Um Grupo de Trabalho (GT), instituído no âmbito do Conselho Estadual de Pesca e Aquicultura no Amazonas (Conepa), foi criado para somar experiências, conhecimentos e recursos que viabilizem a elaboração e execução de um Plano de Ação capaz auxiliar o Ministério da Agricultura a dar efetividade à Moratória.
O Chefe da Divisão de Aquicultura e Pesca, da Superintendência Federal de Agricultura no Amazonas, Vinícius Lopes, explica que mesmo durante o período de vigência da primeira moratória, de 2015 a 2020, a pesca da piracatinga continuou sendo praticada de forma clandestina/ilegal.
“Lideranças dos pescadores e representantes das empresas pesqueiras são os maiores interessados em garantir que a pesca da Piracatinga aconteça sem qualquer impacto às populações de botos e jacarés, tendo em vista que, do contrário, a atividade não se mostraria sustentável e esses mesmos grupos de trabalhadores seriam potencialmente prejudicados”, afirmou.
A moratória, por si só, de acordo com Vinícius Lopes, não se configura como instrumento efetivo de proteção dos botos, sendo necessária a construção de uma nova proposta metodológica para a pesca da piracatinga. Segundo o pesquisador, a medida proposta pode significar impactos futuros ainda mais positivos para os “golfinhos amazônicos”, do que a própria moratória.
Segundo Vera da Silva, este próximo ano de moratória servirá, principalmente, para o estabelecimento e a consolidação das metas e estratégias para os próximos anos. “Se isso não acontecer e não conseguirmos definir as diretrizes, precisaremos de outra moratória para continuarmos discutindo os já conhecidos problemas da pesca da piracatinga e do uso dos botos e jacarés como isca”, disse.
A bióloga destacou, ainda, a questão de recursos necessários para cumprir os objetivos estabelecidos. “Ninguém falou em recurso, quanto custa fazer esses estudos, criar essas condições, quem vai bancar?”, questionou.

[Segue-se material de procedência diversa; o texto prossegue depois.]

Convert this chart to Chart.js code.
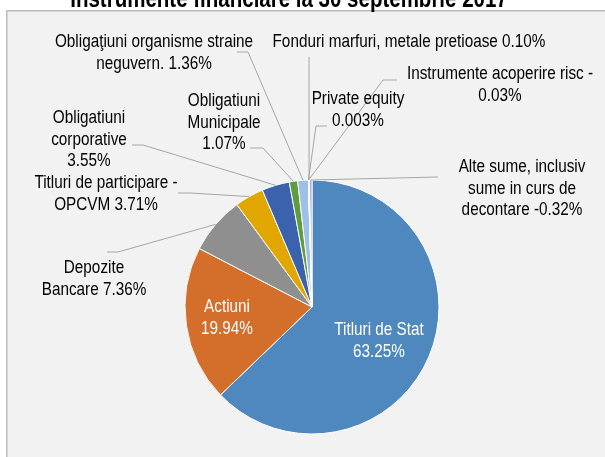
<!DOCTYPE html>
<html>
<head>
<meta charset="utf-8">
<title>Instrumente financiare</title>
<script src="https://cdn.jsdelivr.net/npm/chart.js@4.4.1/dist/chart.umd.min.js"></script>
<style>
  html, body { margin: 0; padding: 0; background: #ffffff; }
  #wrap { position: relative; width: 605px; height: 457px; overflow: hidden; }
</style>
</head>
<body>
<div id="wrap"><canvas id="pieChart" width="605" height="457"></canvas></div>
<script>
// Portfolio structure (% of total assets)
const categories = [
  "Titluri de Stat",
  "Actiuni",
  "Depozite Bancare",
  "Titluri de participare - OPCVM",
  "Obligatiuni corporative",
  "Obligatiuni Municipale",
  "Obligaţiuni organisme straine neguvern.",
  "Private equity",
  "Instrumente acoperire risc",
  "Fonduri marfuri, metale pretioase",
  "Alte sume, inclusiv sume in curs de decontare"
];
const shares = [63.25, 19.94, 7.36, 3.71, 3.55, 1.07, 1.36, 0.003, 0.03, 0.10, -0.32];

// Label text, {v} is replaced by the formatted share
const labelTemplates = [
  "Titluri de Stat\n{v}",
  "Actiuni\n{v}",
  "Depozite\nBancare {v}",
  "Titluri de participare -\nOPCVM {v}",
  "Obligatiuni\ncorporative\n{v}",
  "Obligatiuni\nMunicipale\n{v}",
  "Obligaţiuni organisme straine\nneguvern. {v}",
  "Private equity\n{v}",
  "Instrumente acoperire risc -\n{v}",
  "Fonduri marfuri, metale pretioase {v}",
  "Alte sume, inclusiv\nsume in curs de\ndecontare {v}"
];

const chartTitle = "Instrumente financiare la 30 septembrie 2017";

const sliceColors = [
  "#4f88bf", "#d36e2b", "#8f8f8f", "#e1a700", "#3a62ad", "#5f9b3f",
  "#9dc0e6", "#e8a27c", "#b3b3b3", "#9e8fcb", "#aaa2d9"
];

// Where each label sits: centre of first line, text colour, leader line points
const labelLayout = [
  { x: 379, y: 330, color: "#ffffff", lead: null },
  { x: 227, y: 307, color: "#ffffff", lead: null },
  { x: 94,  y: 268, color: "#000000", lead: [[107, 252], [118, 252]] },
  { x: 106, y: 183, color: "#000000", lead: [[178, 193], [190, 193]] },
  { x: 89,  y: 118, color: "#000000", lead: [[132, 145], [143, 145]] },
  { x: 224, y: 101, color: "#000000", lead: [[250, 148], [263, 148]] },
  { x: 154, y: 42,  color: "#000000", lead: [[237, 52], [248, 52]] },
  { x: 358, y: 99,  color: "#000000", lead: [[327, 126], [316, 126]] },
  { x: 500, y: 74,  color: "#000000", lead: [[397, 80], [383, 80]] },
  { x: 409, y: 42,  color: "#000000", lead: [[309, 57]] },
  { x: 522, y: 167, color: "#000000", lead: [[438, 177]] }
];

// No narrow face installed, so the regular one is squeezed horizontally
const FONT_FAMILY = "'Liberation Sans', Arial, sans-serif";
const NARROW = 0.82;
const LABEL_SIZE = 18.67;
const LINE_HEIGHT = 21.5;

function formatShare(v) {
  const decimals = Math.abs(v) < 0.01 ? 3 : 2;
  return v.toFixed(decimals) + "%";
}

function narrowText(ctx, text, x, y) {
  ctx.save();
  ctx.translate(x, y);
  ctx.scale(NARROW, 1);
  ctx.fillText(text, 0, 0);
  ctx.restore();
}

// Grey panel with border on top/left, title sitting above it
const framePlugin = {
  id: "frame",
  beforeDraw(chart) {
    const ctx = chart.ctx;
    ctx.save();
    ctx.fillStyle = "#f2f2f2";
    ctx.fillRect(6, 10, chart.width - 6, chart.height - 10);
    ctx.strokeStyle = "#bcbcbc";
    ctx.lineWidth = 1.5;
    ctx.beginPath();
    ctx.moveTo(6.75, chart.height);
    ctx.lineTo(6.75, 10.75);
    ctx.lineTo(chart.width, 10.75);
    ctx.stroke();

    ctx.fillStyle = "#000000";
    ctx.font = "bold 25px " + FONT_FAMILY;
    ctx.textAlign = "center";
    ctx.textBaseline = "alphabetic";
    narrowText(ctx, chartTitle, 289, 7);
    ctx.restore();
  }
};

// Leader lines and data labels
const labelPlugin = {
  id: "sliceLabels",
  afterDatasetsDraw(chart) {
    const ctx = chart.ctx;
    const arcs = chart.getDatasetMeta(0).data;
    ctx.save();

    arcs.forEach((arc, i) => {
      const layout = labelLayout[i];
      if (!layout.lead) return;
      const p = arc.getProps(["x", "y", "startAngle", "endAngle", "outerRadius"], true);
      const mid = (p.startAngle + p.endAngle) / 2;
      const ex = p.x + Math.cos(mid) * p.outerRadius;
      const ey = p.y + Math.sin(mid) * p.outerRadius;
      ctx.strokeStyle = "#a6a6a6";
      ctx.lineWidth = 1;
      ctx.beginPath();
      layout.lead.forEach((pt, k) => {
        if (k === 0) ctx.moveTo(pt[0], pt[1]);
        else ctx.lineTo(pt[0], pt[1]);
      });
      ctx.lineTo(ex, ey);
      ctx.stroke();
    });

    ctx.font = LABEL_SIZE + "px " + FONT_FAMILY;
    ctx.textAlign = "center";
    ctx.textBaseline = "middle";
    shares.forEach((v, i) => {
      const layout = labelLayout[i];
      const lines = labelTemplates[i].replace("{v}", formatShare(v)).split("\n");
      ctx.fillStyle = layout.color;
      lines.forEach((line, k) => {
        narrowText(ctx, line, layout.x, layout.y + k * LINE_HEIGHT);
      });
    });
    ctx.restore();
  }
};

function createPieChart() {
  const ctx = document.getElementById("pieChart").getContext("2d");
  return new Chart(ctx, {
    type: "pie",
    data: {
      labels: categories,
      datasets: [{
        data: shares,
        backgroundColor: sliceColors,
        borderColor: "#ffffff",
        borderWidth: 1,
        radius: 127
      }]
    },
    options: {
      responsive: false,
      animation: false,
      devicePixelRatio: 1,
      events: [],
      layout: {
        padding: { left: 19, right: 0, top: 157, bottom: 0 }
      },
      plugins: {
        legend: { display: false },
        tooltip: { enabled: false },
        title: { display: false }
      }
    },
    plugins: [framePlugin, labelPlugin]
  });
}

document.addEventListener("DOMContentLoaded", createPieChart);
</script>
</body>
</html>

A falta de recursos, segundo o secretário-executivo de Pesca e Aquicultura e vice-presidente do Conepa, Leocy Cutrim, é um dos motivos que impediu a conclusão dos trabalhos mesmo depois de cinco anos de moratória. Ele afirma que quatro pontos ainda precisam ser esclarecidos para determinar se a moratória deve ser prorrogada, ou se libera a pesca da piracatinga novamente.
“A situação da população de botos e jacarés não foi concluída por falta de recursos. É preciso avaliar a rastreabilidade da piracatinga, desde a captura até a comercialização. E a sua população, que já teve um levantamento, mas é bom atualizar. Outro ponto é identificar iscas alternativas, para não usar botos ou jacarés”, detalhou o secretário.
Estratégias
O Chefe da Divisão de Aquicultura e Pesca, da Superintendência Federal de Agricultura no Amazonas, Vinícius Lopes, informou que o Grupo de Trabalho definiu e aprovou, na terça-feira (11), o Plano de Ação que irá nortear as atividades das instituições que compõem o colegiado do Conepa e que, direta ou indiretamente, estão envolvidas com o ordenamento da pesca da Piracatinga no Estado.
- ações multi institucionais voltadas à identificação de iscas alternativas à pesca da Piracatinga;
- estudos sobre os estoques populacionais de botos e jacarés;
- diagnóstico sobre a pesca e comercialização da Piracatinga;
- ações de monitoramento e controle quanto à pesca da Piracatinga;
- além de ações de sensibilização e educação ambiental voltadas ao combate à pesca ilegal da Piracatinga.
De acordo com Lopes, o plano será submetido à plenária do Conepa, ainda sem previsão, para que seja aprovado e possam ser levantados os recursos necessários à implementação das atividades. Ele disse que várias instituições serão instadas a figurar como financiadoras dessas ações.
Participaram da reunião representantes da Secretaria Executiva de Pesca e Aquicultura no Amazonas (Sepa/Sepror), da Secretaria de Estado de Meio Ambiente (Sema), do Instituto de Pesquisa da Amazônia (Inpa), da Superintendência da CONAB no Amazonas, da Superintendência do Ministério da Agricultura no Amazonas, da Federação dos Sindicatos de Pescadores no Amazonas (FESINPEAM), da ONG WCS, da Federação das Associações de Pescadores do Amazonas (FAPESCAM), além de proprietários de empresas pesqueiras que trabalham com processamento da Piracatinga no Amazonas.